» **INFORMATION PROVIDED**:
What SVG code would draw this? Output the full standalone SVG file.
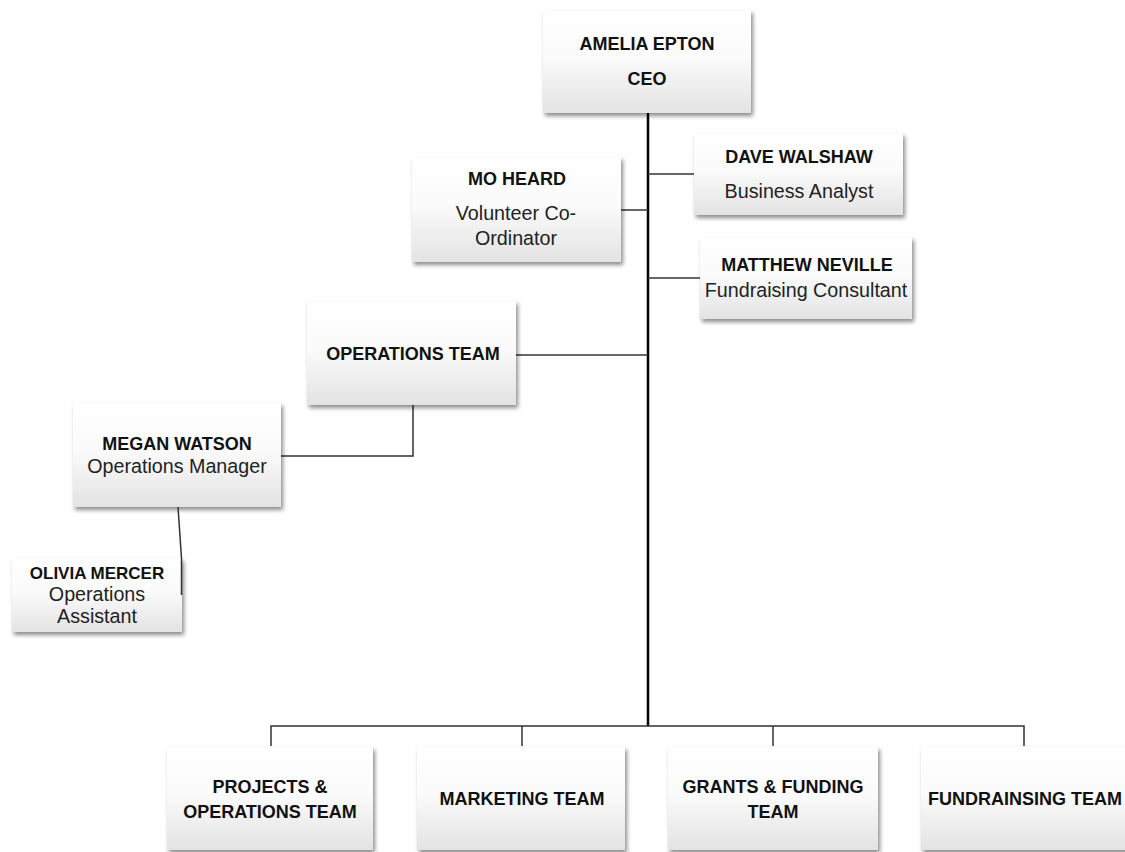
<svg xmlns="http://www.w3.org/2000/svg" width="1125" height="852" viewBox="0 0 1125 852">
<defs>
<linearGradient id="g" x1="0" y1="0" x2="0" y2="1">
<stop offset="0" stop-color="#ffffff"/>
<stop offset="0.45" stop-color="#fbfbfb"/>
<stop offset="1" stop-color="#e3e3e3"/>
</linearGradient>
<filter id="sh" x="-10%" y="-10%" width="125%" height="130%">
<feDropShadow dx="2" dy="3" stdDeviation="2" flood-color="#000" flood-opacity="0.45"/>
</filter>
</defs>
<style>
.box{fill:url(#g);filter:url(#sh);}
.t{font-family:"Liberation Sans",Arial,sans-serif;font-weight:bold;font-size:18px;fill:#111;text-anchor:middle;}
.s{font-family:"Liberation Sans",Arial,sans-serif;font-size:19.7px;fill:#222;text-anchor:middle;}
.ln{stroke:#333;stroke-width:1.5;fill:none;}
.main{stroke:#000;stroke-width:2.5;fill:none;}
</style>
<rect width="1125" height="852" fill="#ffffff"/>
<g id="connectors">
<line class="main" x1="648" y1="113" x2="648" y2="726"/>
<line class="ln" x1="648" y1="174" x2="694" y2="174"/>
<line class="ln" x1="621" y1="210" x2="648" y2="210"/>
<line class="ln" x1="648" y1="278" x2="700" y2="278"/>
<line class="ln" x1="516" y1="355" x2="648" y2="355"/>
<polyline class="ln" points="413,405 413,456 281,456"/>
<polyline class="ln" points="271,746 271,726 1024,726 1024,746"/>
<line class="ln" x1="522" y1="726" x2="522" y2="746"/>
<line class="ln" x1="773" y1="726" x2="773" y2="746"/>
</g>
<g id="ceo">
<rect class="box" x="543" y="10" width="208" height="103"/>
<text class="t" x="647" y="50">AMELIA EPTON</text>
<text class="t" x="647" y="85">CEO</text>
</g>
<g id="dave">
<rect class="box" x="694" y="133" width="209" height="82"/>
<text class="t" x="799" y="163">DAVE WALSHAW</text>
<text class="s" x="799" y="198">Business Analyst</text>
</g>
<g id="mo">
<rect class="box" x="412" y="157" width="209" height="105"/>
<text class="t" x="517" y="185">MO HEARD</text>
<text class="s" x="516" y="220">Volunteer Co-</text>
<text class="s" x="516" y="245">Ordinator</text>
</g>
<g id="matthew">
<rect class="box" x="700" y="237" width="212" height="82"/>
<text class="t" x="807" y="271">MATTHEW NEVILLE</text>
<text class="s" x="806" y="297">Fundraising Consultant</text>
</g>
<g id="ops">
<rect class="box" x="307" y="301" width="209" height="104"/>
<text class="t" x="413" y="360">OPERATIONS TEAM</text>
</g>
<g id="megan">
<rect class="box" x="73" y="403" width="208" height="104"/>
<text class="t" x="177" y="450">MEGAN WATSON</text>
<text class="s" x="177" y="473">Operations Manager</text>
</g>
<g id="olivia">
<rect class="box" x="12" y="558" width="170" height="74"/>
<text class="t" x="97" y="579" style="font-size:17px">OLIVIA MERCER</text>
<text class="s" x="97" y="601">Operations</text>
<text class="s" x="97" y="623">Assistant</text>
</g>
<g id="olivia-link">
<polyline class="ln" points="178,507 181.5,558 181.5,595"/>
</g>
<g id="projects">
<rect class="box" x="167" y="747" width="206" height="103"/>
<text class="t" x="270" y="793">PROJECTS &amp;</text>
<text class="t" x="270" y="818">OPERATIONS TEAM</text>
</g>
<g id="marketing">
<rect class="box" x="417" y="747" width="208" height="103"/>
<text class="t" x="522" y="805">MARKETING TEAM</text>
</g>
<g id="grants">
<rect class="box" x="668" y="747" width="210" height="103"/>
<text class="t" x="773" y="793">GRANTS &amp; FUNDING</text>
<text class="t" x="773" y="818">TEAM</text>
</g>
<g id="fundraising">
<rect class="box" x="921" y="747" width="210" height="103"/>
<text class="t" x="1025" y="805">FUNDRAINSING TEAM</text>
</g>
</svg>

» **WHAT THIS TASK INVOLVES**: The material above holds pictures; copy everything else in it exactly.

» **FULL ANSWER**:
What SVG code would draw this? Output the full standalone SVG file.
<svg xmlns="http://www.w3.org/2000/svg" width="1125" height="852" viewBox="0 0 1125 852">
<defs>
<linearGradient id="g" x1="0" y1="0" x2="0" y2="1">
<stop offset="0" stop-color="#ffffff"/>
<stop offset="0.45" stop-color="#fbfbfb"/>
<stop offset="1" stop-color="#e3e3e3"/>
</linearGradient>
<filter id="sh" x="-10%" y="-10%" width="125%" height="130%">
<feDropShadow dx="2" dy="3" stdDeviation="2" flood-color="#000" flood-opacity="0.45"/>
</filter>
</defs>
<style>
.box{fill:url(#g);filter:url(#sh);}
.t{font-family:"Liberation Sans",Arial,sans-serif;font-weight:bold;font-size:18px;fill:#111;text-anchor:middle;}
.s{font-family:"Liberation Sans",Arial,sans-serif;font-size:19.7px;fill:#222;text-anchor:middle;}
.ln{stroke:#333;stroke-width:1.5;fill:none;}
.main{stroke:#000;stroke-width:2.5;fill:none;}
</style>
<rect width="1125" height="852" fill="#ffffff"/>
<g id="connectors">
<line class="main" x1="648" y1="113" x2="648" y2="726"/>
<line class="ln" x1="648" y1="174" x2="694" y2="174"/>
<line class="ln" x1="621" y1="210" x2="648" y2="210"/>
<line class="ln" x1="648" y1="278" x2="700" y2="278"/>
<line class="ln" x1="516" y1="355" x2="648" y2="355"/>
<polyline class="ln" points="413,405 413,456 281,456"/>
<polyline class="ln" points="271,746 271,726 1024,726 1024,746"/>
<line class="ln" x1="522" y1="726" x2="522" y2="746"/>
<line class="ln" x1="773" y1="726" x2="773" y2="746"/>
</g>
<g id="ceo">
<rect class="box" x="543" y="10" width="208" height="103"/>
<text class="t" x="647" y="50">AMELIA EPTON</text>
<text class="t" x="647" y="85">CEO</text>
</g>
<g id="dave">
<rect class="box" x="694" y="133" width="209" height="82"/>
<text class="t" x="799" y="163">DAVE WALSHAW</text>
<text class="s" x="799" y="198">Business Analyst</text>
</g>
<g id="mo">
<rect class="box" x="412" y="157" width="209" height="105"/>
<text class="t" x="517" y="185">MO HEARD</text>
<text class="s" x="516" y="220">Volunteer Co-</text>
<text class="s" x="516" y="245">Ordinator</text>
</g>
<g id="matthew">
<rect class="box" x="700" y="237" width="212" height="82"/>
<text class="t" x="807" y="271">MATTHEW NEVILLE</text>
<text class="s" x="806" y="297">Fundraising Consultant</text>
</g>
<g id="ops">
<rect class="box" x="307" y="301" width="209" height="104"/>
<text class="t" x="413" y="360">OPERATIONS TEAM</text>
</g>
<g id="megan">
<rect class="box" x="73" y="403" width="208" height="104"/>
<text class="t" x="177" y="450">MEGAN WATSON</text>
<text class="s" x="177" y="473">Operations Manager</text>
</g>
<g id="olivia">
<rect class="box" x="12" y="558" width="170" height="74"/>
<text class="t" x="97" y="579" style="font-size:17px">OLIVIA MERCER</text>
<text class="s" x="97" y="601">Operations</text>
<text class="s" x="97" y="623">Assistant</text>
</g>
<g id="olivia-link">
<polyline class="ln" points="178,507 181.5,558 181.5,595"/>
</g>
<g id="projects">
<rect class="box" x="167" y="747" width="206" height="103"/>
<text class="t" x="270" y="793">PROJECTS &amp;</text>
<text class="t" x="270" y="818">OPERATIONS TEAM</text>
</g>
<g id="marketing">
<rect class="box" x="417" y="747" width="208" height="103"/>
<text class="t" x="522" y="805">MARKETING TEAM</text>
</g>
<g id="grants">
<rect class="box" x="668" y="747" width="210" height="103"/>
<text class="t" x="773" y="793">GRANTS &amp; FUNDING</text>
<text class="t" x="773" y="818">TEAM</text>
</g>
<g id="fundraising">
<rect class="box" x="921" y="747" width="210" height="103"/>
<text class="t" x="1025" y="805">FUNDRAINSING TEAM</text>
</g>
</svg>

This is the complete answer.